On Wed, Jul 3, 2013 at 1:23 PM, Anna Marabotti <amarabotti at unisa.it> wrote:
> Dear Mark,
> thank you very much for your answer. I'll try to do what you suggest, but
> what makes me crazy is that when the simulation stops, I have no indication
> at all about what happens to the system (or at least, I don't know how to
> search for these indications).
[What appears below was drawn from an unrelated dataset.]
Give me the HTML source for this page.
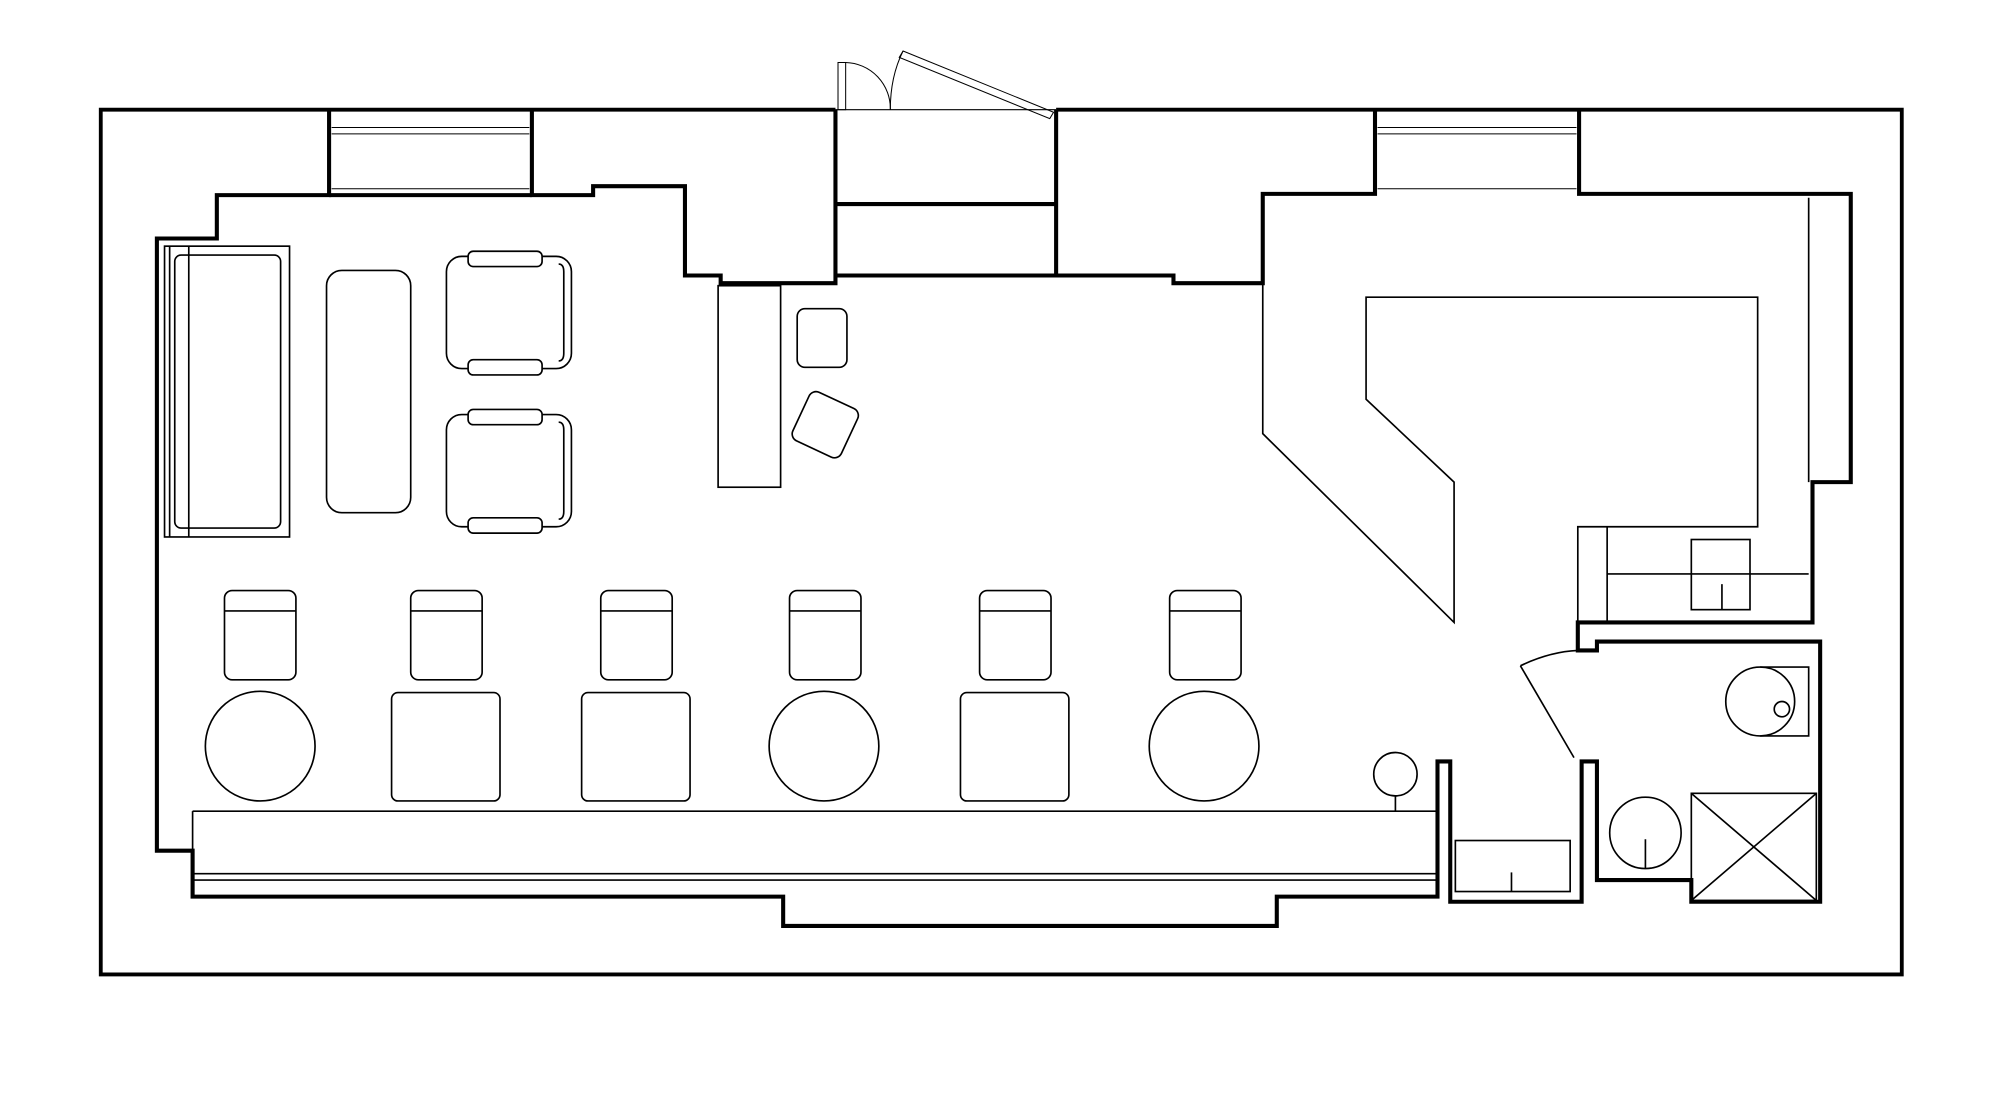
<!DOCTYPE html>
<html><head><style>html,body{margin:0;padding:0;background:#fff}svg{display:block}</style></head>
<body>
<svg width="2000" height="1109" viewBox="0 0 1568 869.5" preserveAspectRatio="none" xmlns="http://www.w3.org/2000/svg">
<rect width="1568" height="870" fill="#fff"/>
<g fill="none" stroke="#000" stroke-linejoin="miter">
<path d="M655,86 H79 V764 H1491 V86 H828" stroke-width="3"/>
<g stroke-width="3.2">
<path d="M258,86 V153 H170 V187 H123 V667 H151 V703 H614 V726 H1001 V703 H1127 V597 H1137 V707 H1240 V597 H1252 V690 H1326 V707 H1427 V503 H1252 V510 H1237 V488 H1421 V378 H1451 V152 H1238 V86"/>
<path d="M1078,86 V152 H990 V222 H920 V216 H828 V86"/>
<path d="M655,86 V222 H565 V216 H537 V146 H465 V153 H417 V86"/>
<path d="M417,153 H258"/>
<path d="M655,160 H828"/>
<path d="M655,216 H828"/>
</g>
<g stroke-width="0.8">
<path d="M260,100 H415 M260,105 H415 M260,148 H415"/>
<path d="M1080,100 H1236 M1080,105 H1236 M1080,148 H1236"/>
<path d="M655,86 H828"/>
<rect x="657" y="49" width="6" height="37"/>
<path d="M663,49 A36,36 0 0 1 698,86"/>
<path d="M708,40 L826,88 L823,93 L705,45 Z"/>
<path d="M708,40 Q698,60 698,86"/>
</g>
<g stroke-width="1.3">
<rect x="129" y="193" width="98" height="228"/>
<rect x="137" y="200" width="83" height="214" rx="5"/>
<path d="M148,193 V421 M133,193 V421"/>
<rect x="256" y="212" width="66" height="190" rx="12"/>
<rect x="350" y="201" width="98" height="88" rx="12"/>
<rect x="367" y="197" width="58" height="12" rx="4" fill="#fff"/>
<rect x="367" y="282" width="58" height="12" rx="4" fill="#fff"/>
<path d="M438,207 Q442,207 442,213 V277 Q442,283 438,283"/>
<rect x="350" y="325" width="98" height="88" rx="12"/>
<rect x="367" y="321" width="58" height="12" rx="4" fill="#fff"/>
<rect x="367" y="406" width="58" height="12" rx="4" fill="#fff"/>
<path d="M438,331 Q442,331 442,337 V401 Q442,407 438,407"/>
<rect x="563" y="224" width="49" height="158"/>
<rect x="625" y="242" width="39" height="46" rx="6"/>
<rect x="626" y="312" width="42" height="42" rx="6" transform="rotate(25 647 333)"/>
<g id="c"><rect x="176" y="463" width="56" height="70" rx="6"/><path d="M176,479 H232"/></g>
<use href="#c" x="146"/><use href="#c" x="295"/><use href="#c" x="443"/><use href="#c" x="592"/><use href="#c" x="741"/>
<circle cx="204" cy="585" r="43"/>
<rect x="307" y="543" width="85" height="85" rx="5"/>
<rect x="456" y="543" width="85" height="85" rx="5"/>
<circle cx="646" cy="585" r="43"/>
<rect x="753" y="543" width="85" height="85" rx="5"/>
<circle cx="944" cy="585" r="43"/>
<circle cx="1094" cy="607" r="17"/>
<path d="M1094,624 V636"/>
<path d="M151,636 H1127 M151,685 H1127 M151,690 H1127 M151,636 V697"/>
<path d="M990,222 V340 L1140,488 V378 L1071,313 V233 H1378 V413 H1237 V488"/>
<path d="M1418,155 V378 M1260,413 V488 M1260,450 H1418"/>
<rect x="1326" y="423" width="46" height="55"/>
<path d="M1350,458 V478"/>
<path d="M1192,522 Q1215,511 1237,510"/>
<path d="M1192,522 L1234,594"/>
<path d="M1380,523 H1418 V577 H1380"/>
<circle cx="1380" cy="550" r="27"/>
<circle cx="1397" cy="556" r="6"/>
<circle cx="1290" cy="653" r="28"/>
<path d="M1290,658 V681"/>
<rect x="1326" y="622" width="98" height="84"/>
<path d="M1326,622 L1424,706 M1424,622 L1326,706"/>
<rect x="1141" y="659" width="90" height="40"/>
<path d="M1185,684 V699"/>
</g>
</g>
</svg>
</body></html>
I'd like to understand what happens to my
> system, to avoid groping like a blind.
>
> Following suggestions in
> http://www.gromacs.org/Documentation/Terminology/Blowing_Up, I analysed the
> following energetic terms that in my opinion should give me an indication of
> the variation of the intramolecular energy: Angle - Proper Dih - Improper
> Dih - LJ14 - Coulomb 14 - LJ (SR) - LJ (LR) - Disper.corr. - Coulomb (SR) -
> Coul. recip.- Constr. rmsd - Total - Potential - Kinetic - Temperature -
> Pressure - all the Coul, LJ 14, LJ-LR, LJ-SR: Prot-PRot, Prot-nonProt,
> nonProt-nonProt. For NONE of these energetic terms I found something
> anomalous (for example, the "spikes"), and the order of magnitude of these
> energetic values are comparable with the ones of the system that
> successfully completed the simulations. Did I monitor the correct
> parameters, or not? What should I expect to see for such problems?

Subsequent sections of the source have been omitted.